Being in conflict with other indigenous populations and deprived of any representation, the defence of their rights at national and international level becomes arduous. In addition, in terms of industrial property rights, there is currently no legislation that specifically protects the cultural identity of these people.
How then to protect the intellectual property rights of indigenous populations in Africa?
The first solution we could think of would be to protect their cultural assets, such as names, patterns, music and dance, by registering trademarks, designs and copyrights.

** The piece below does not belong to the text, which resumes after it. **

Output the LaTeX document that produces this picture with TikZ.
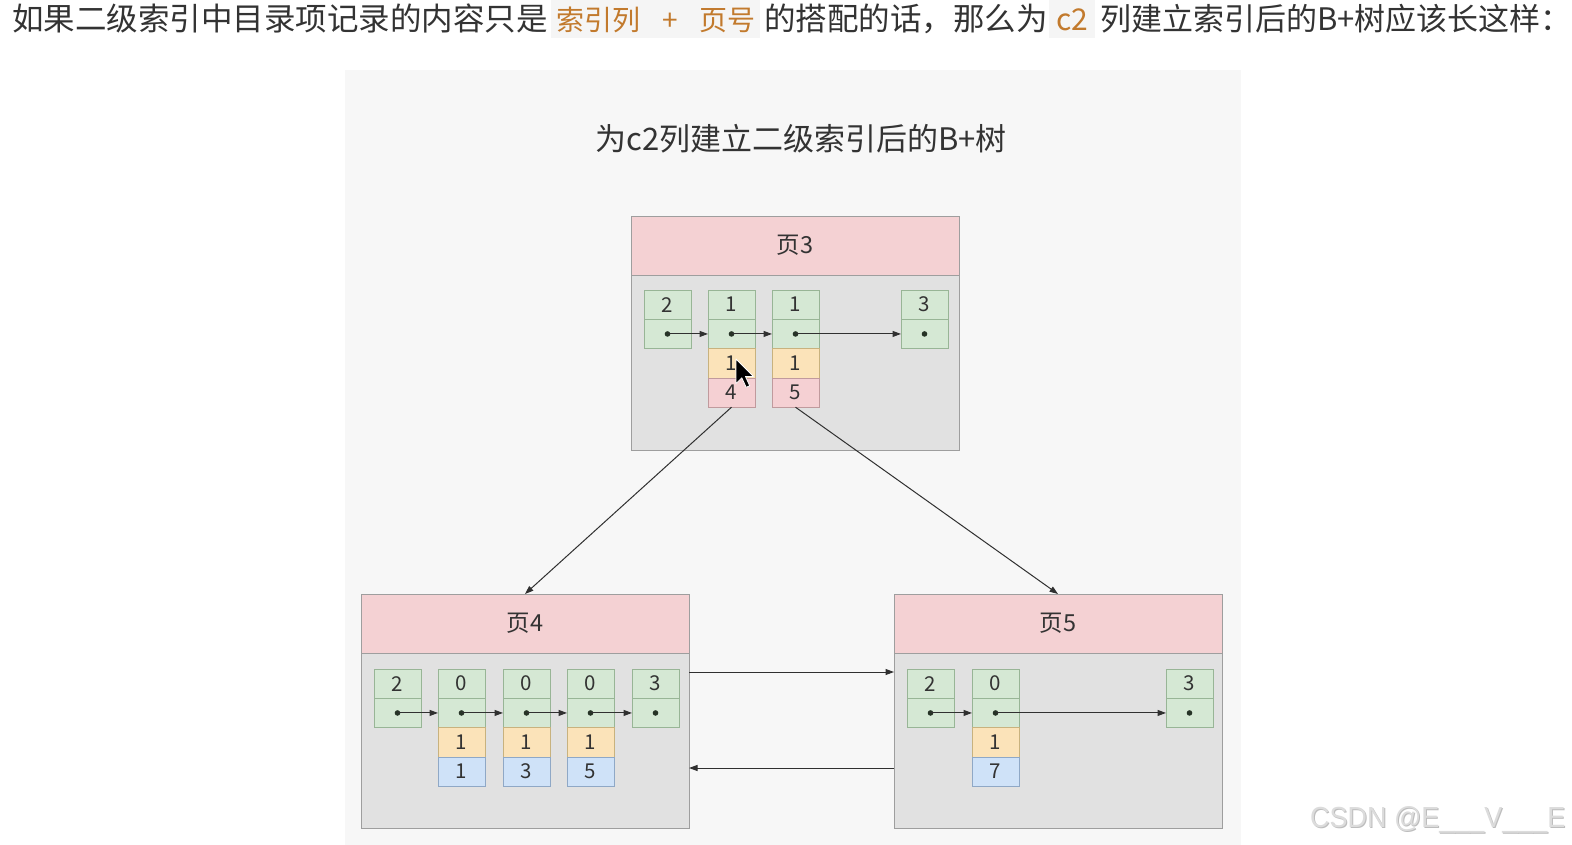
\documentclass[tikz,border=0pt]{standalone}
\usepackage{fontspec}
\setmainfont{Noto Sans CJK SC}
\newfontfamily\wmfont{Liberation Sans}
\usetikzlibrary{arrows.meta,calc}
\definecolor{textc}{HTML}{333333}
\definecolor{orangec}{HTML}{C27A2D}
\definecolor{panelc}{HTML}{F7F7F7}
\definecolor{hlc}{HTML}{F5F5F5}
\definecolor{hdrfill}{HTML}{F4D1D3}
\definecolor{framec}{HTML}{9E9E9E}
\definecolor{bodyfill}{HTML}{E1E1E1}
\definecolor{gfill}{HTML}{D5E8D4}
\definecolor{gline}{HTML}{98B596}
\definecolor{yfill}{HTML}{FBE3B9}
\definecolor{yline}{HTML}{C8B27E}
\definecolor{pfill}{HTML}{F5D0D3}
\definecolor{pline}{HTML}{C09A9D}
\definecolor{bfill}{HTML}{CFE2F8}
\definecolor{bline}{HTML}{8FA8C6}
\definecolor{dotcol}{HTML}{263326}
\definecolor{arrc}{HTML}{303030}
\definecolor{wmc}{HTML}{DCDCDC}
\definecolor{wmsh}{HTML}{BDBDBD}
\newcommand{\rectwo}[4]{%
  \node[rcell,gc,anchor=north west] (#1a) at (#2,#3) {#4};
  \node[rcell,gc,anchor=north] (#1b) at (#1a.south) {};
  \fill[dotcol] (#1b.center) circle (2.8pt);}
\newcommand{\recfour}[7]{%
  \node[rcell,gc,anchor=north west] (#1a) at (#2,#3) {#4};
  \node[rcell,gc,anchor=north] (#1b) at (#1a.south) {};
  \node[rcell,yc,anchor=north] (#1c) at (#1b.south) {#5};
  \node[rcell,#7,anchor=north] (#1d) at (#1c.south) {#6};
  \fill[dotcol] (#1b.center) circle (2.8pt);}
\begin{document}
\begin{tikzpicture}[x=1pt,y=-1pt,
  rcell/.style={minimum width=47pt,minimum height=29.3pt,inner sep=0pt,outer sep=0pt,line width=0.7pt,text=textc,font=\fontsize{20.5}{20.5}\selectfont},
  gc/.style={fill=gfill,draw=gline},
  yc/.style={fill=yfill,draw=yline},
  pc/.style={fill=pfill,draw=pline},
  bc/.style={fill=bfill,draw=bline},
  hdr/.style={fill=hdrfill,draw=framec,line width=0.8pt,minimum width=328pt,minimum height=59pt,inner sep=0pt,outer sep=0pt,anchor=north west,text=textc,font=\fontsize{23.5}{23.5}\selectfont},
  pbody/.style={fill=bodyfill,draw=framec,line width=0.8pt,minimum width=328pt,minimum height=175pt,inner sep=0pt,outer sep=0pt,anchor=north west},
  arr/.style={draw=arrc,line width=1pt,-{Triangle[length=8.5pt,width=6pt]}},
  toptxt/.style={inner sep=0pt,anchor=base west,text=textc,font=\fontsize{31.5}{31.5}\selectfont},
  hltxt/.style={inner sep=0pt,text=orangec,font=\fontsize{28}{28}\selectfont}
]
\useasboundingbox (0,0) rectangle (1572,845);
\fill[white] (0,0) rectangle (1572,845);
% top line
\fill[hlc] (551,0) rectangle (760,38);
\fill[hlc] (1049,0) rectangle (1095,38);
\node[toptxt] (t1) at (12,31) {如果二级索引中目录项记录的内容只是};
\node[hltxt,anchor=base west] (t2) at (556,31) {索引列};
\node[hltxt,anchor=base] (t3) at (670,31) {+};
\node[hltxt,anchor=base west] (t4) at (699,31) {页号};
\node[toptxt] (t5) at (764,31) {的搭配的话，那么为};
\node[hltxt,anchor=base west,font=\fontsize{30}{30}\selectfont] (t6) at (1056,31) {c2};
\node[toptxt,font=\fontsize{31}{31}\selectfont] (t7) at (1100,31) {列建立索引后的B+树应该长这样：};
% panel
\fill[panelc] (345,70) rectangle (1241,845);
\node[anchor=base,inner sep=0pt,text=textc,font=\fontsize{31}{31}\selectfont] (title) at (801,151) {为c2列建立二级索引后的B+树};
% page 3
\node[pbody] (p3b) at (631,275) {};
\node[hdr] (p3h) at (631,216) {页3};
\rectwo{p3r1}{644}{290}{2}
\recfour{p3r2}{708}{290}{1}{1}{4}{pc}
\recfour{p3r3}{772}{290}{1}{1}{5}{pc}
\rectwo{p3r4}{901}{290}{3}
\draw[arr] (p3r1b.center) -- (p3r2b.west);
\draw[arr] (p3r2b.center) -- (p3r3b.west);
\draw[arr] (p3r3b.center) -- (p3r4b.west);
% page 4
\node[pbody] (p4b) at (361,653) {};
\node[hdr] (p4h) at (361,594) {页4};
\rectwo{p4r1}{374}{669}{2}
\recfour{p4r2}{438}{669}{0}{1}{1}{bc}
\recfour{p4r3}{503}{669}{0}{1}{3}{bc}
\recfour{p4r4}{567}{669}{0}{1}{5}{bc}
\rectwo{p4r5}{632}{669}{3}
\draw[arr] (p4r1b.center) -- (p4r2b.west);
\draw[arr] (p4r2b.center) -- (p4r3b.west);
\draw[arr] (p4r3b.center) -- (p4r4b.west);
\draw[arr] (p4r4b.center) -- (p4r5b.west);
% page 5
\node[pbody] (p5b) at (894,653) {};
\node[hdr] (p5h) at (894,594) {页5};
\rectwo{p5r1}{907}{669}{2}
\recfour{p5r2}{972}{669}{0}{1}{7}{bc}
\rectwo{p5r3}{1166}{669}{3}
\draw[arr] (p5r1b.center) -- (p5r2b.west);
\draw[arr] (p5r2b.center) -- (p5r3b.west);
% tree links
\draw[arr] (p3r2d.south) -- (p4h.north);
\draw[arr] (p3r3d.south) -- (p5h.north);
% sibling links
\coordinate (lk1) at (0,672);
\coordinate (lk2) at (0,768);
\draw[arr] (p4b.east |- lk1) -- (p5b.west |- lk1);
\draw[arr] (p5b.west |- lk2) -- (p4b.east |- lk2);
% mouse cursor
\begin{scope}[shift={(736,359)},scale=1.45]
\filldraw[fill=black,draw=white,line width=0.8pt,line join=round] (0,0) -- (0,17) -- (4,13) -- (7,19.5) -- (9.5,18.5) -- (6.5,12) -- (12,12) -- cycle;
\end{scope}
% watermark
\node[anchor=base west,inner sep=0pt,text=wmsh,font=\wmfont\fontsize{29}{29}\selectfont] (wms) at (1311,828) {\scalebox{0.93}[1]{CSDN @E\_\_\_V\_\_\_E}};
\node[anchor=base west,inner sep=0pt,text=wmc,font=\wmfont\fontsize{29}{29}\selectfont] (wm) at (1310,827) {\scalebox{0.93}[1]{CSDN @E\_\_\_V\_\_\_E}};
\end{tikzpicture}
\end{document}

However, this solution has several flaws, four appearing to be of particular importance:
· Having no entity to represent them, on whose behalf could they register their intellectual property rights?
· Since many of their names or patterns are registered in the name of third-party companies, their own registration applications may be rejected.
· In the specific case of trademarks, even if registration of their rights is granted, their use would be necessary, otherwise the marks would be declared invalid.
· In the case of trademarks also, since this registration is divided by classes, it would be necessary to register the trademark in all classes, in order for its protection to be complete.
The second solution, which seems to us to be the most effective and feasible, would be for the National Institutes to reject all the trademarks composed by names, designs or models that reproduce indigenous patterns, unless they’re authorized.
This solution, in addition to being materially possible, since it would be sufficient for the Institutes to have in their possession the list of all indigenous names and patterns hitherto recorded, it would not, often, imply any change in intellectual property laws.
Indeed, the Institutes could rely on articles referring to the refusal of trademarks and designs with a high symbolic value or misleading the public, in particular the nature, qualities or geographical origin of the goods or services.
We are not aware that any Institute has ever done this, but in our opinion it is a possible and desirable way for respecting and protecting indigenous populations, their way of life and their culture.